Here are a few things to check off before sending in a pull request ...
- Your changes pass static analysis
- All unit tests pass
- Your changes are consistent with our coding style
- Do your changes require updates to the documentation?
- Does an entry to the CHANGELOG need to be added?
- Have you read and agreed to our CLA?
New to pull requests? Github has a great howto to get you started.
We use pull requests as an opportunity to communicate with our contributors. Oftentimes, we can improve code readability, find bugs, and make optimizations during the code review process. Every pull request must have the approval from at least one core engineer before merging into the main codebase.
To ensure that project maintainers have the legal rights to license and distribute your code contributions, we ask that every contributor sign our contributor license agreement (CLA). If you are a first-time contributor, you will automatically receive instructions on how to sign the agreement from our CLA bot with your first pull request.
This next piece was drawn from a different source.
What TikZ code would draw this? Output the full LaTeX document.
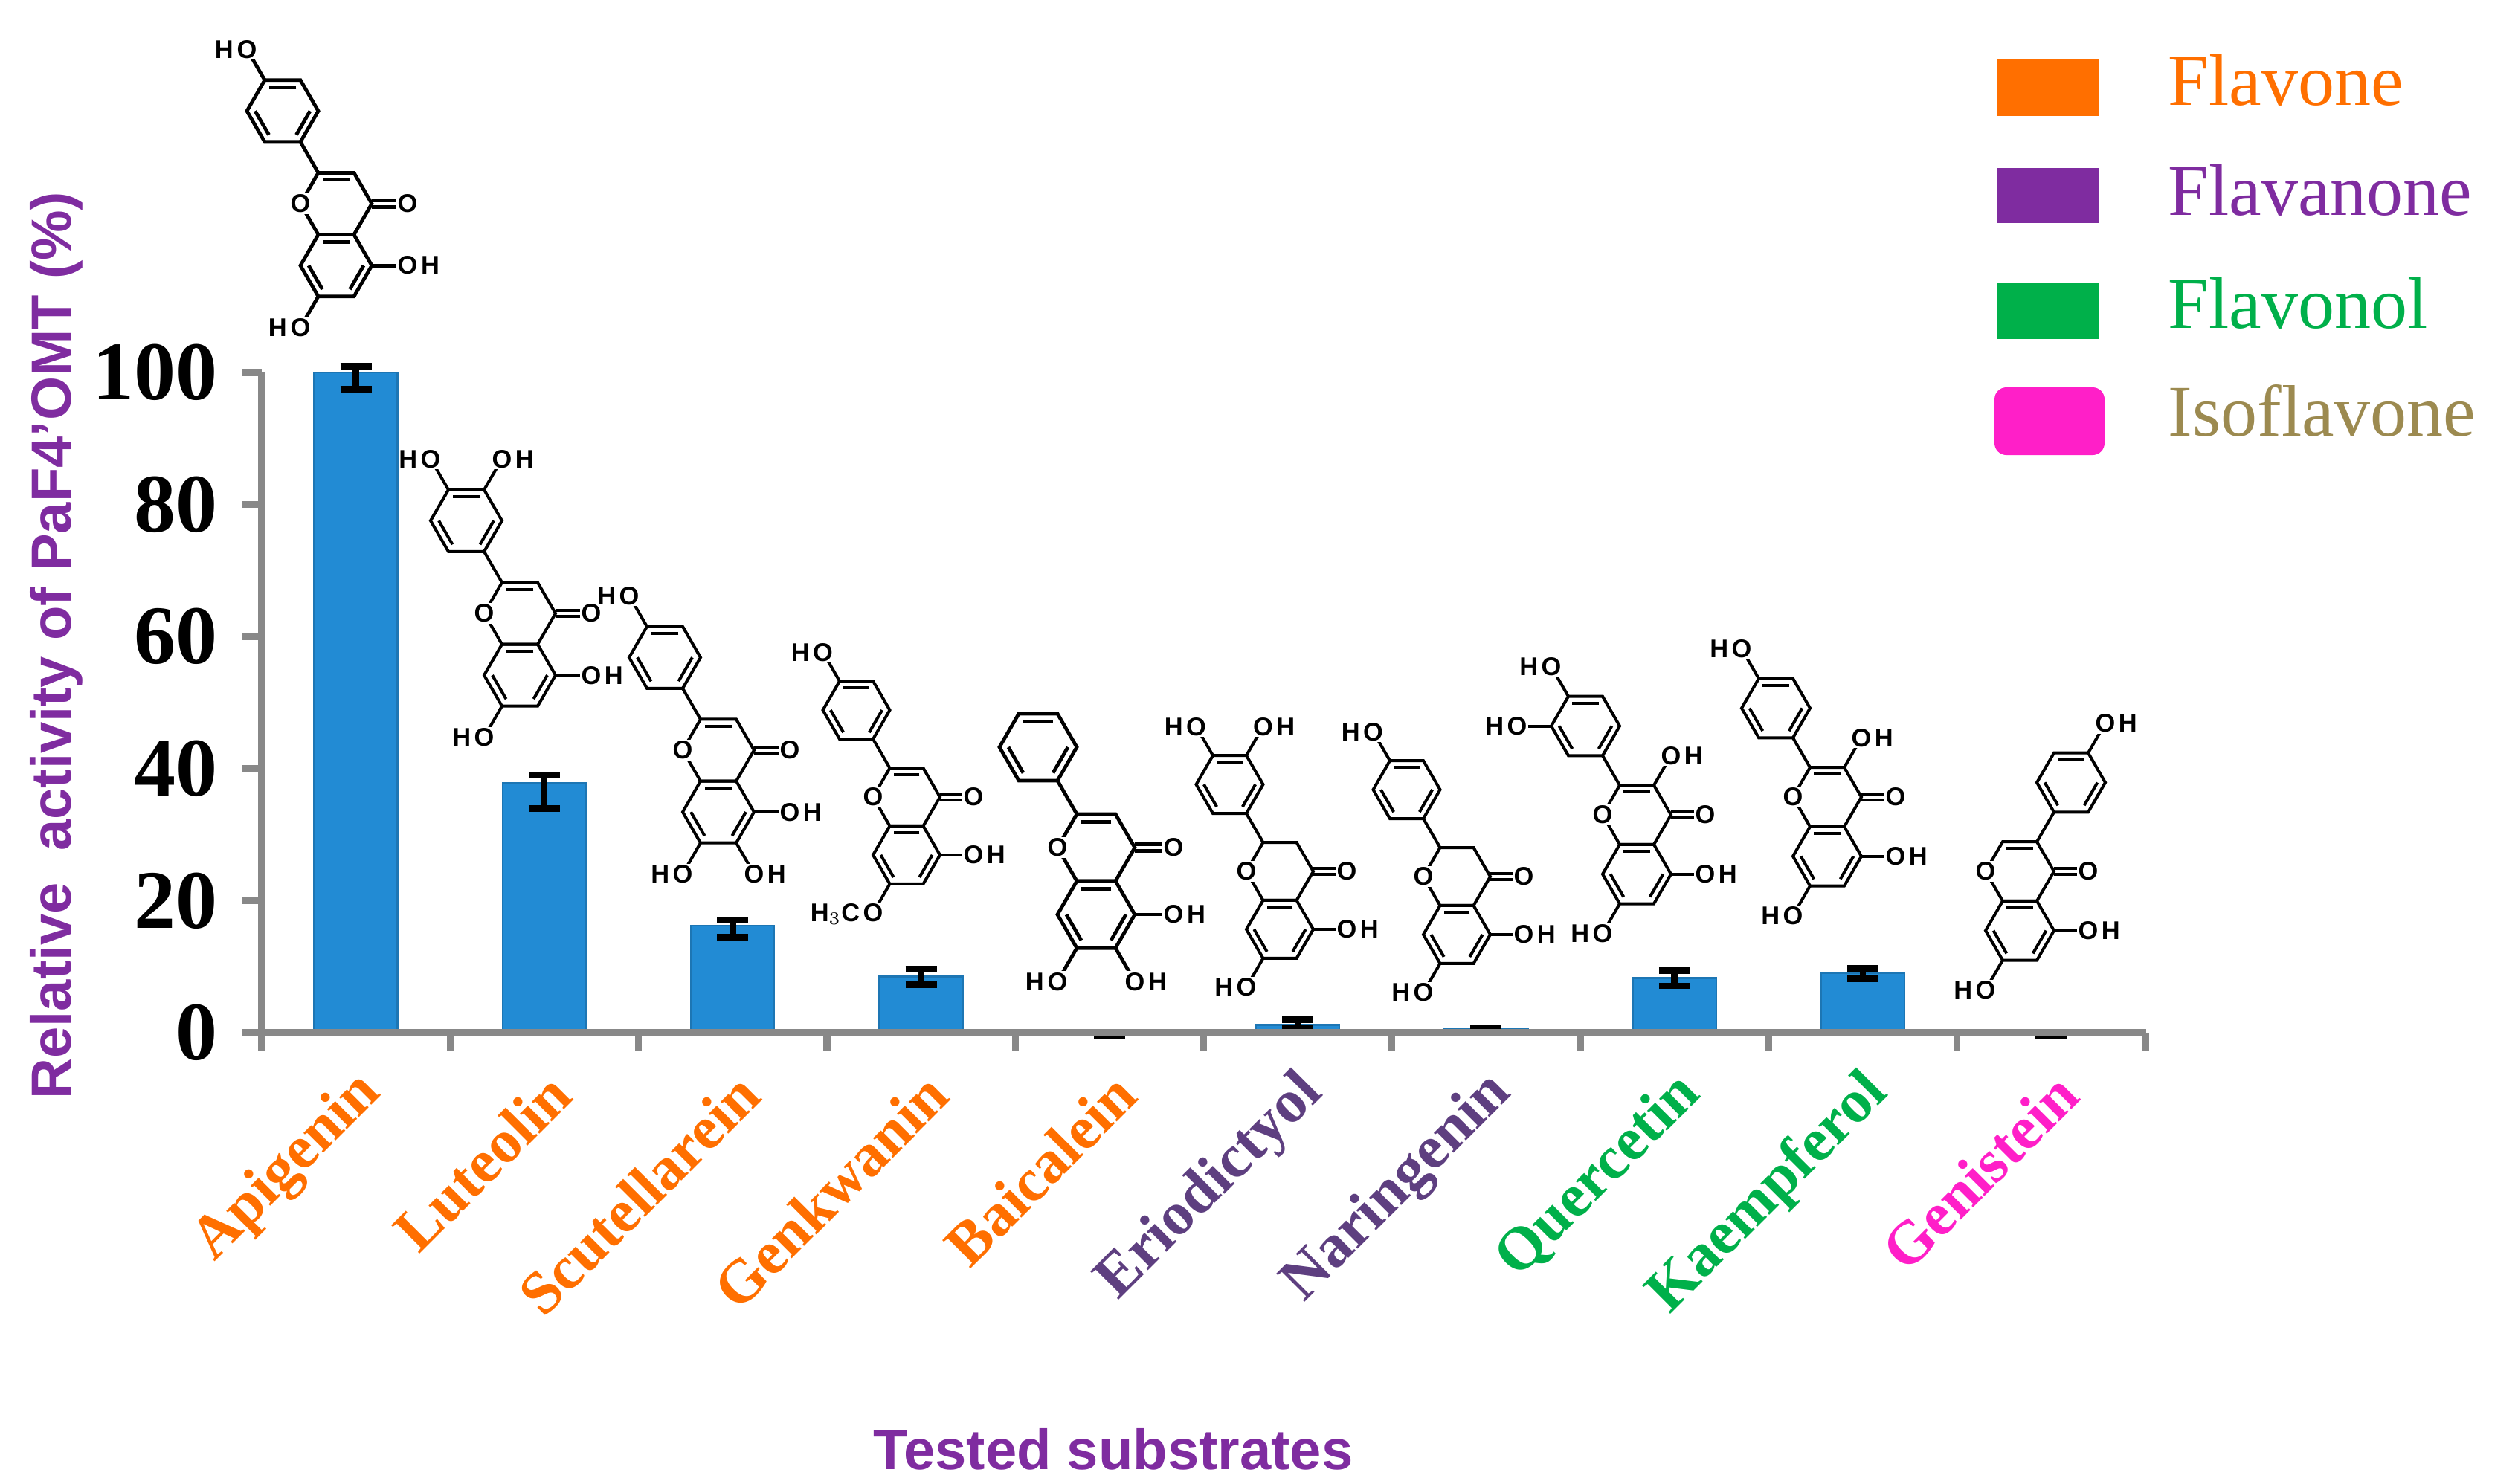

Static code analysis is an integral part of our overall testing and quality assurance strategy. Static analysis allows us to catch bugs before they make it into the codebase. Therefore, it is important that your updates pass static analysis at the level set by the project lead.
To run static analysis:
$ composer analyze
New code will usually require an accompanying unit test. What to test depends on the type of change you are making. See the individual unit testing guidelines below.
To run the unit tests:
$ composer test
Limiting tests to public methods is usually sufficient. It is also important to test for edge cases such as mistakes that the user might make to ensure they are handled properly.
Bugs usually indicate an area of the code that has not been properly tested yet. When submitting a bug fix, please include a passing test that would have reproduced the bug prior to your changes.
Rubix ML follows the PSR-2 coding style with additional rules to keep the codebase clean and reduce cognitive load for our developers. A consistent codebase allows for quicker debugging and generally a more pleasant developer experience (DX).
To run the style checker:
$ composer check
To run the automatic style fixer:
$ composer fix
Due to a limitation in PHP that requires objects and functions to be named in order to be unserialized and since the library relies on serialization for persistence, we do not use anonymous classes or functions in our codebase. Instead, create a named class or function.
Performance can be critical for some machine learning projects. To ensure that our users have the best experience, we benchmark every learner and use the information as a baseline to make optimizations. When contributing a new learner or transformer please include a benchmark.
To run the benchmarking suite:
$ composer benchmark
Every part of Tensor's object oriented API is duplicated in the accompanying PHP extension. This allows users to easily adopt the library and then add the extension later when they need the extra performance. The extension API code is written in Zephir and the underlying optimizations are written in C. This allows us to take advantage of high-level language features while at the same time delivering high performance. We set up two Composer commands for your development environment that handle compiling both the Zephir and C code for you. For a more detailed setup you can consult the Zephir documentation.
To compile the extension:
$ composer compile
To remove all the files created during compilation:
$ composer clean